Thanks for the Youtube version, Brian. Is it just me, or was that just a boxing match? :shrug:


----------



## Brian R. VanCise (Mar 9, 2008)

kidswarrior said:


> Thanks for the Youtube version, Brian. Is it just me, or was that just a boxing match? :shrug:


 
Well neither shot for a takedown.  Apparently the guy who won wanted a striking fight.  Makes you wonder why Ken did not try to take him down.


----------



## jks9199 (Mar 9, 2008)

There was an attempt at a take-down, but it was unsuccessful.
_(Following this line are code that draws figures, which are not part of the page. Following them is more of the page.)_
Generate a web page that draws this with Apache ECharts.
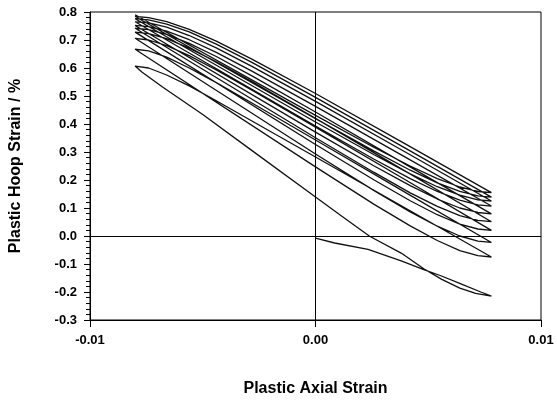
<!DOCTYPE html>
<html>
<head>
<meta charset="utf-8">
<script src="https://cdn.jsdelivr.net/npm/echarts@6/dist/echarts.min.js"></script>
<style>
  html, body { margin: 0; padding: 0; background: #fff; }
  #myChart { width: 557px; height: 402px; }
</style>
</head>
<body>
<div id="myChart"></div>
<script>
// axial strain (x) and hoop strain in % (y)

// first tension from the origin
const loadX = [0, 0.00085, 0.00233, 0.0038, 0.00483, 0.00556, 0.00645, 0.00733, 0.0078];
const loadY = [-0.008, -0.025, -0.048, -0.089, -0.121, -0.142, -0.171, -0.2, -0.215];

// first compression, right tip to left tip
const comp1X = [0.0078, 0.0071, 0.0064, 0.0056, 0.0048, 0.0038, 0.0024, 0.0012, 0, -0.0028, -0.005, -0.0068, -0.0077, -0.008];
const comp1Y = [-0.215, -0.205, -0.186, -0.155, -0.117, -0.061, -0.001, 0.069, 0.139, 0.304, 0.434, 0.533, 0.586, 0.607];

// later compression branches share these x positions
const compX = [0.0078, 0.0072, 0.0064, 0.0054, 0.0042, 0.0026, 0, -0.008];
const comp2Y = [-0.075, -0.070, -0.052, -0.016, 0.036, 0.113, 0.247, 0.667];
const comp3Y = [-0.023, -0.018, 0.000, 0.035, 0.086, 0.162, 0.293, 0.706];
const comp4Y = [0.020, 0.025, 0.042, 0.076, 0.126, 0.200, 0.327, 0.728];
const comp5Y = [0.051, 0.056, 0.073, 0.106, 0.154, 0.227, 0.351, 0.742];
const comp6Y = [0.079, 0.084, 0.100, 0.132, 0.180, 0.250, 0.371, 0.752];
const comp7Y = [0.107, 0.111, 0.128, 0.159, 0.205, 0.274, 0.393, 0.765];
const comp8Y = [0.125, 0.129, 0.146, 0.176, 0.222, 0.290, 0.407, 0.776];
const comp9Y = [0.139, 0.143, 0.159, 0.190, 0.235, 0.303, 0.419, 0.784];
const comp10Y = [0.155, 0.159, 0.175, 0.205, 0.250, 0.316, 0.431, 0.790];

// tension branches, left tip to right tip
const tensX = [-0.008, -0.0074, -0.0066, -0.0056, -0.0044, -0.0028, 0, 0.004, 0.0078];
const tens1Y = [0.607, 0.600, 0.575, 0.536, 0.483, 0.410, 0.282, 0.099, -0.075];
const tens2Y = [0.667, 0.661, 0.639, 0.600, 0.548, 0.474, 0.343, 0.155, -0.023];
const tens3Y = [0.706, 0.700, 0.680, 0.644, 0.593, 0.520, 0.389, 0.200, 0.020];
const tens4Y = [0.728, 0.723, 0.705, 0.671, 0.622, 0.551, 0.420, 0.231, 0.051];
const tens5Y = [0.742, 0.737, 0.720, 0.688, 0.641, 0.571, 0.443, 0.256, 0.079];
const tens6Y = [0.752, 0.748, 0.732, 0.701, 0.656, 0.588, 0.463, 0.281, 0.107];
const tens7Y = [0.765, 0.761, 0.746, 0.716, 0.672, 0.605, 0.481, 0.299, 0.125];
const tens8Y = [0.776, 0.772, 0.757, 0.729, 0.685, 0.619, 0.495, 0.313, 0.139];
const tens9Y = [0.784, 0.780, 0.766, 0.738, 0.696, 0.631, 0.509, 0.328, 0.155];

const xTicks = [-0.01, 0.00, 0.01];
const yTicks = [-0.3, -0.2, -0.1, 0.0, 0.1, 0.2, 0.3, 0.4, 0.5, 0.6, 0.7, 0.8];

function pairs(xs, ys) {
    return xs.map((x, i) => [x, ys[i]]);
}

// one continuous path in the order it was loaded
var path = [].concat(
    pairs(loadX, loadY),
    pairs(comp1X, comp1Y), pairs(tensX, tens1Y),
    pairs(compX, comp2Y), pairs(tensX, tens2Y),
    pairs(compX, comp3Y), pairs(tensX, tens3Y),
    pairs(compX, comp4Y), pairs(tensX, tens4Y),
    pairs(compX, comp5Y), pairs(tensX, tens5Y),
    pairs(compX, comp6Y), pairs(tensX, tens6Y),
    pairs(compX, comp7Y), pairs(tensX, tens7Y),
    pairs(compX, comp8Y), pairs(tensX, tens8Y),
    pairs(compX, comp9Y), pairs(tensX, tens9Y),
    pairs(compX, comp10Y)
);

var font = '"Liberation Sans", Arial, sans-serif';
var myChart = echarts.init(document.getElementById('myChart'), null, {renderer: 'canvas'});

myChart.setOption({
    animation: false,
    backgroundColor: '#fff',
    grid: {
        left: 88, right: 16, top: 12, bottom: 77,
        show: true, borderColor: '#000', borderWidth: 1
    },
    xAxis: {
        type: 'value',
        min: xTicks[0], max: xTicks[xTicks.length - 1], interval: 0.01,
        name: 'Plastic Axial Strain',
        nameLocation: 'middle', nameGap: 61,
        nameTextStyle: {fontFamily: font, fontWeight: 'bold', fontSize: 16, color: '#000'},
        axisLine: {onZero: false, lineStyle: {color: '#000', width: 1}},
        axisTick: {show: true, length: 7, lineStyle: {color: '#000'}},
        axisLabel: {
            margin: 14, color: '#000', fontFamily: font, fontWeight: 'bold', fontSize: 13,
            formatter: v => v.toFixed(2)
        },
        splitLine: {show: false}
    },
    yAxis: {
        type: 'value',
        min: yTicks[0], max: yTicks[yTicks.length - 1], interval: 0.1,
        name: 'Plastic Hoop Strain / %',
        nameLocation: 'middle', nameGap: 66, nameRotate: 90,
        nameTextStyle: {fontFamily: font, fontWeight: 'bold', fontSize: 16, color: '#000'},
        axisLine: {onZero: false, lineStyle: {color: '#000', width: 1}},
        axisTick: {show: true, length: 6, lineStyle: {color: '#000'}},
        minorTick: {show: true, splitNumber: 5, length: 4, lineStyle: {color: '#000'}},
        axisLabel: {
            margin: 13, color: '#000', fontFamily: font, fontWeight: 'bold', fontSize: 13,
            formatter: v => v.toFixed(1)
        },
        splitLine: {show: false}
    },
    series: [
        {
            type: 'line',
            data: path,
            showSymbol: false,
            smooth: false,
            lineStyle: {color: '#111', width: 1.3},
            markLine: {
                silent: true,
                symbol: 'none',
                label: {show: false},
                lineStyle: {color: '#000', width: 1, type: 'solid'},
                data: [{xAxis: 0}, {yAxis: 0}]
            }
        }
    ]
});
</script>
</body>
</html>
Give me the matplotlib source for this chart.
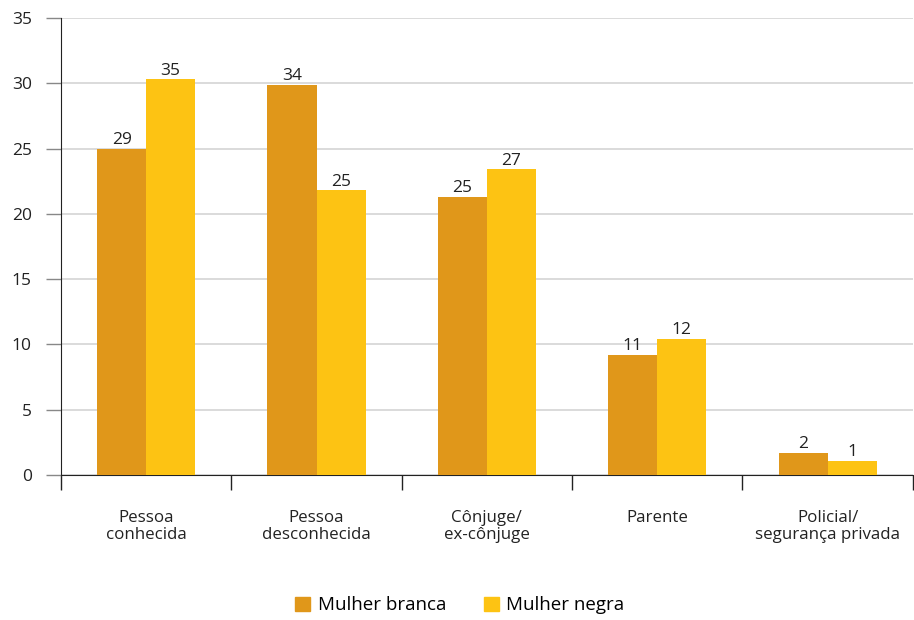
import numpy as np
import matplotlib
matplotlib.use("Agg")
import matplotlib.pyplot as plt
from matplotlib.patches import Patch

plt.rcParams['font.family'] = ['Open Sans', 'DejaVu Sans']

categorias = ["Pessoa\nconhecida", "Pessoa\ndesconhecida", "Cônjuge/\nex-cônjuge",
              "Parente", "Policial/\nsegurança privada"]
# alturas das barras (como desenhadas) e rótulos impressos
branca_altura = [25.0, 29.9, 21.3, 9.2, 1.7]
negra_altura = [30.3, 21.8, 23.4, 10.4, 1.1]
branca_rotulo = [29, 34, 25, 11, 2]
negra_rotulo = [35, 25, 27, 12, 1]

cor_branca = "#E0971A"
cor_negra = "#FDC313"

fig = plt.figure(figsize=(9.14, 6.2), dpi=100)
ax = fig.add_axes([0.0667, 0.234, 0.932, 0.737])

x = np.arange(len(categorias))
w = 0.288
b1 = ax.bar(x - w/2, branca_altura, w, color=cor_branca, zorder=3)
b2 = ax.bar(x + w/2, negra_altura, w, color=cor_negra, zorder=3)

for rect, lab in zip(b1, branca_rotulo):
    ax.text(rect.get_x() + rect.get_width()/2, rect.get_height() + 0.05, str(lab),
            ha='center', va='bottom', fontsize=12.5, color='#222222')
for rect, lab in zip(b2, negra_rotulo):
    ax.text(rect.get_x() + rect.get_width()/2, rect.get_height() + 0.05, str(lab),
            ha='center', va='bottom', fontsize=12.5, color='#222222')

ax.set_xlim(-0.5, len(categorias) - 0.5)
ax.set_ylim(0, 35)
ax.set_yticks(np.arange(0, 36, 5))
ax.yaxis.grid(True, color='#d8d8d8', linewidth=1.3, zorder=0)
ax.set_axisbelow(True)

ax.set_xticks(x)
ax.set_xticklabels(categorias, fontsize=12.2, color='#222222', linespacing=1.15)
ax.set_xticks(np.arange(-0.5, len(categorias)), minor=True)
ax.tick_params(axis='x', which='major', length=0, pad=25)
ax.tick_params(axis='x', which='minor', length=11, width=1, color='#222222', direction='out')
ax.tick_params(axis='y', length=11, width=1, color='#888888', pad=10, labelsize=12.5, labelcolor='#222222')

for s in ['top', 'right']:
    ax.spines[s].set_visible(False)
ax.spines['left'].set_color('#222222')
ax.spines['bottom'].set_color('#222222')

handles = [Patch(color=cor_branca, label='Mulher branca'),
           Patch(color=cor_negra, label='Mulher negra')]
fig.legend(handles=handles, loc='lower center', bbox_to_anchor=(0.503, -0.018), ncol=2,
           frameon=False, fontsize=13.5, handlelength=0.8, handleheight=0.8,
           handletextpad=0.4, columnspacing=2.0)

fig.savefig("out.png", dpi=100)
But I personally think the ref ended it a little fast.  Shamrock was down, but still in a guarded position, and potentially able to respond and recover.  I don't see any indication he was so clearly out to stop the fight.  Even though I watched it a few times -- I'm still not even sure that there was a solid punch that caused the knockout.  I was just plain disappointed.


----------



## Brian S (Mar 12, 2008)

It looked like a "sham" to me. I wonder how much he made to take a dive?


----------



## Skpotamus (Mar 12, 2008)

Brian S said:


> It looked like a "sham" to me. I wonder how much he made to take a dive?


 

http://i111.photobucket.com/albums/n132/arvydas_sabonis/SHAMrock2.gif

A better view of the punch that missed....errr knocked shamrock out.  It looks a lot like he took a dive, something shamrock has a history of.  See his franklin fight for further examples.


----------



## jks9199 (Mar 12, 2008)

Skpotamus said:


> http://i111.photobucket.com/albums/n132/arvydas_sabonis/SHAMrock2.gif
> 
> A better view of the punch that missed....errr knocked shamrock out.  It looks a lot like he took a dive, something shamrock has a history of.  See his franklin fight for further examples.


That clip didn't show the overhead view and I don't have a link to it.  The right hand shot did make some contact, and arguably could have, especially in combination with the previous left could have left Shamrock wobbly, maybe even wobbly enough to drop.  But he dropped in guard, covering, and looked ready to handle more even as the ref jumped in.  I still say it ended too fast...  These are pros, after all.  

Just curious -- anyone know if the rules for the event somehow eliminated an eight-count?


----------



## Skip Cooper (Mar 12, 2008)

I saw the fight...was a little excited, if not nostalgic about Ken fighting again.

I too thought he took a dive. I have seen Ken take better punches and continue fighting...he didn't protest the TKO. 

It is way past time for Ken to hang it up...it was sad, like watching Sugar Ray Leonard fight Macho Camacho...very sad, indeed.


----------